CHOICE stands for Creating Hope and Opportunity for Investors, Consumers and Entrepreneurs.
The ideas and principles behind the Financial CHOICE Act were first unveiled last June by Chairman Hensarling in a speech to the Economic Club of New York. The Financial Services Committee approved the Financial CHOICE Act in September. The Committee will discuss an updated version of the bill at Wednesday’s hearing.
“Supporters of Dodd-Frank promised it would lift the economy, end bailouts and protect consumers. Yet Americans have suffered through the worst recovery in 70 years, Dodd-Frank guarantees future bailouts for Wall Street, and consumers are paying more and have fewer choices. Dodd-Frank failed to keep its promises to the American people, but we will work with President Trump to follow through on his promise to dismantle Dodd-Frank. That’s not what Wall Street wants, but it is what hardworking Americans need to have a healthier economy with more opportunities so they can achieve financial independence.”

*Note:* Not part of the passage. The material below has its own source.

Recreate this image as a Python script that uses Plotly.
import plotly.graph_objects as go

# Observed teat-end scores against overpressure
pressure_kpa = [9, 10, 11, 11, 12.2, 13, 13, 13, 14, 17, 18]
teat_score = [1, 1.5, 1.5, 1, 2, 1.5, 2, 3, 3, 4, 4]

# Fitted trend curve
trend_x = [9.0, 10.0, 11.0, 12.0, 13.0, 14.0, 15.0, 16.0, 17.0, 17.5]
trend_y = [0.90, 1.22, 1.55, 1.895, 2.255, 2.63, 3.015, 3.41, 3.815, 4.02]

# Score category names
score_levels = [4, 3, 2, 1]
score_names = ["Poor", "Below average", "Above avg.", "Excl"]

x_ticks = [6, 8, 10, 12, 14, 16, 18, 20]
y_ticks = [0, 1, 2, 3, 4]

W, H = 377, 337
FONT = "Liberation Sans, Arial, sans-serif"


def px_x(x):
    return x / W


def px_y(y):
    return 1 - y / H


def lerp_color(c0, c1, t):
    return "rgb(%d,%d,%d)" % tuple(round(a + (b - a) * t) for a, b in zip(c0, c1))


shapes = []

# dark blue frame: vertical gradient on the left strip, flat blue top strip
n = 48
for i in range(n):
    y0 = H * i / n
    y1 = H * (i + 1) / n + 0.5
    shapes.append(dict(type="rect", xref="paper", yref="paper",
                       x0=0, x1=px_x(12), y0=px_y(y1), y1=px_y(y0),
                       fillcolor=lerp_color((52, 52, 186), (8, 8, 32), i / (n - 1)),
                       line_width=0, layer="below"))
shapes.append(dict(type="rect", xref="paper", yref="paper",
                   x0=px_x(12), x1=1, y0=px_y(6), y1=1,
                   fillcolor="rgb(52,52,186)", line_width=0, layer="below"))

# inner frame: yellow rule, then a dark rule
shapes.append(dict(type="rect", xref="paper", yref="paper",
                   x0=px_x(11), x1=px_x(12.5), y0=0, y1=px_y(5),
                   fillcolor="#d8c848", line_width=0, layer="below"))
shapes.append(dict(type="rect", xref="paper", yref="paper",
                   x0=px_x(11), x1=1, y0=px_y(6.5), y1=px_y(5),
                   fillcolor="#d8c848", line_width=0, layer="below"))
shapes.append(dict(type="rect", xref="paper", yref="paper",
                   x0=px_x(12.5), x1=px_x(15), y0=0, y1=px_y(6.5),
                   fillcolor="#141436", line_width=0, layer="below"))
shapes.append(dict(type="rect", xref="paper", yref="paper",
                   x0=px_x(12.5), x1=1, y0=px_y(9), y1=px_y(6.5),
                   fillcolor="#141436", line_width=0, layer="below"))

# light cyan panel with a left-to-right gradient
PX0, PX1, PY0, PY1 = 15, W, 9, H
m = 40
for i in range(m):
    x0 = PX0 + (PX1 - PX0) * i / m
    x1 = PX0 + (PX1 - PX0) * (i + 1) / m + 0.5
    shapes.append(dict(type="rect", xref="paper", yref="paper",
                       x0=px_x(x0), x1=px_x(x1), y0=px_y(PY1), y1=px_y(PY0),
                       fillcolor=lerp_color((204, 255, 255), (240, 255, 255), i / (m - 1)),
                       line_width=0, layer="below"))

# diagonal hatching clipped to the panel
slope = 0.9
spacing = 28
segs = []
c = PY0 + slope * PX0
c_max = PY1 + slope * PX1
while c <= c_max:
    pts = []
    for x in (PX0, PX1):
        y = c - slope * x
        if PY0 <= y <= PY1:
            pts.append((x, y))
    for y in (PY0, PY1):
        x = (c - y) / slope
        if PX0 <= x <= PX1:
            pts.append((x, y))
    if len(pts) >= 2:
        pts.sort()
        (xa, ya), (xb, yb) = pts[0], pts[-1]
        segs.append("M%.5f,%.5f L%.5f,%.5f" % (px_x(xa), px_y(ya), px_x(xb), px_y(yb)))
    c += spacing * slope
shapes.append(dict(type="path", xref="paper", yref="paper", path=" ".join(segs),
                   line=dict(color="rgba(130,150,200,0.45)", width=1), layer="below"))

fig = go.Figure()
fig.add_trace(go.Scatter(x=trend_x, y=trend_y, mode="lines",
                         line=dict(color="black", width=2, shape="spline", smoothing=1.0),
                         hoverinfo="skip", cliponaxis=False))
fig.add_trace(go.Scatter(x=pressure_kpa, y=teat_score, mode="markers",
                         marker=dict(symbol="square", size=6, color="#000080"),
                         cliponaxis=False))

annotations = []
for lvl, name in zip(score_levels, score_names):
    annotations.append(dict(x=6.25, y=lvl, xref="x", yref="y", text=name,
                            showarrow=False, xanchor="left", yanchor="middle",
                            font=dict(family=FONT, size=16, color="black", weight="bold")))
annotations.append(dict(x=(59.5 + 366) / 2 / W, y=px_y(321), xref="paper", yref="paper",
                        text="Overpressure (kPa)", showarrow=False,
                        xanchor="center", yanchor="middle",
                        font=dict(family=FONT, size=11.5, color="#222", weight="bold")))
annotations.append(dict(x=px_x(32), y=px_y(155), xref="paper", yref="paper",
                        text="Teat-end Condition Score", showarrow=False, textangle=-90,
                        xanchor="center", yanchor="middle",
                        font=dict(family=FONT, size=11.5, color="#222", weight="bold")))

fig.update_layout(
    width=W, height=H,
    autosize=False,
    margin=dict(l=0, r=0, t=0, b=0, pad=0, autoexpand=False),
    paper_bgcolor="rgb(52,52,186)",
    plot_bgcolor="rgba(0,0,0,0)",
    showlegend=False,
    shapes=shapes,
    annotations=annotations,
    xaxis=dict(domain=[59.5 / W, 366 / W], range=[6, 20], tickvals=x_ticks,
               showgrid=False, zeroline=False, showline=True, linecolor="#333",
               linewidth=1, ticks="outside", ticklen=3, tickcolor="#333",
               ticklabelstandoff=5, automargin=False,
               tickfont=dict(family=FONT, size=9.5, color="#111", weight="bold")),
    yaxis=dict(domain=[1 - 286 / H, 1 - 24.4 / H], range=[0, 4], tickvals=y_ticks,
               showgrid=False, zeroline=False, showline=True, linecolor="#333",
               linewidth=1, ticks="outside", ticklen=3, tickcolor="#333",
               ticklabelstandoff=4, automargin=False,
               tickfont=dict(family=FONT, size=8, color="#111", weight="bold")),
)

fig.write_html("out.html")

FINANCIAL CHOICE ACT AT A GLANCE:
BANKRUPTCY, NOT BAILOUTS
No more bailouts: that’s at the core of our plan and our commitment to hardworking taxpayers. With bipartisan changes to our bankruptcy code, large financial firms can fail without disrupting the entire economy or forcing hardworking taxpayers to pay for more bailouts.
ACCOUNTABILITY FOR WALL STREET AND WASHINGTON
The Financial CHOICE Act includes the toughest penalties in history for those who commit financial fraud and insider trading. Holding Wall Street accountable with the toughest penalties in history will deter corporate wrongdoing and better protect consumers. At the same time we hold Wall Street accountable, the Financial CHOICE Act also holds Washington accountable. Tougher accountability for Wall Street and Washington will protect the integrity of our markets so they benefit ordinary Americans who are working, saving and investing.

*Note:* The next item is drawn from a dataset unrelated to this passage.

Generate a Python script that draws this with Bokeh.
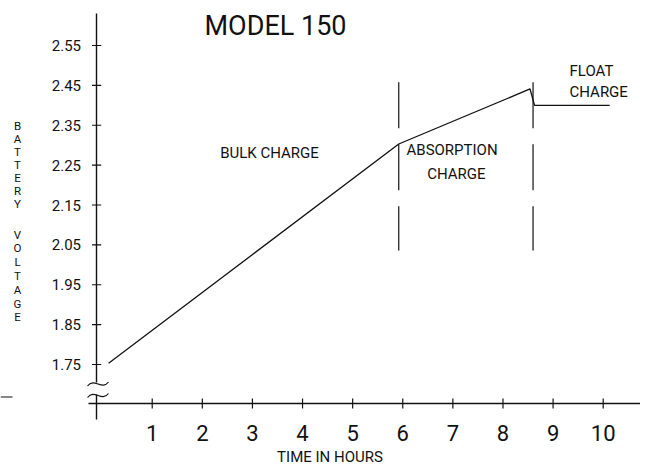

STRONGLY CAPITALIZED BANKS
Dodd-Frank’s one-size-fits-all regulations treat all financial institutions the same, regardless of their size. That makes no sense and hurts smaller, hometown banks and credit unions that did nothing to cause the last financial crisis.
The Financial CHOICE Act is based on two important principles: First, all banks need to be well-capitalized and, second, community banks and credit unions deserve relief from the crushing burden of over-regulation. Under the Financial CHOICE Act, banks and credit unions will qualify for regulatory relief if they elect to maintain enough capital to ensure that if they get in trouble, taxpayers won’t be forced to bail them out. Ninety-eight percent of the financial institutions that met the Financial CHOICE Act’s requirements for being well-capitalized did not fail during the financial crisis. Of the miniscule percentage that did fail, none posed a systemic risk.
The Financial CHOICE Act grows our economy from Main Street up. Dodd-Frank tries to control the economy from Washington down. The Financial CHOICE Act will help get credit and capital into the hands of working men and women to fuel their economic growth.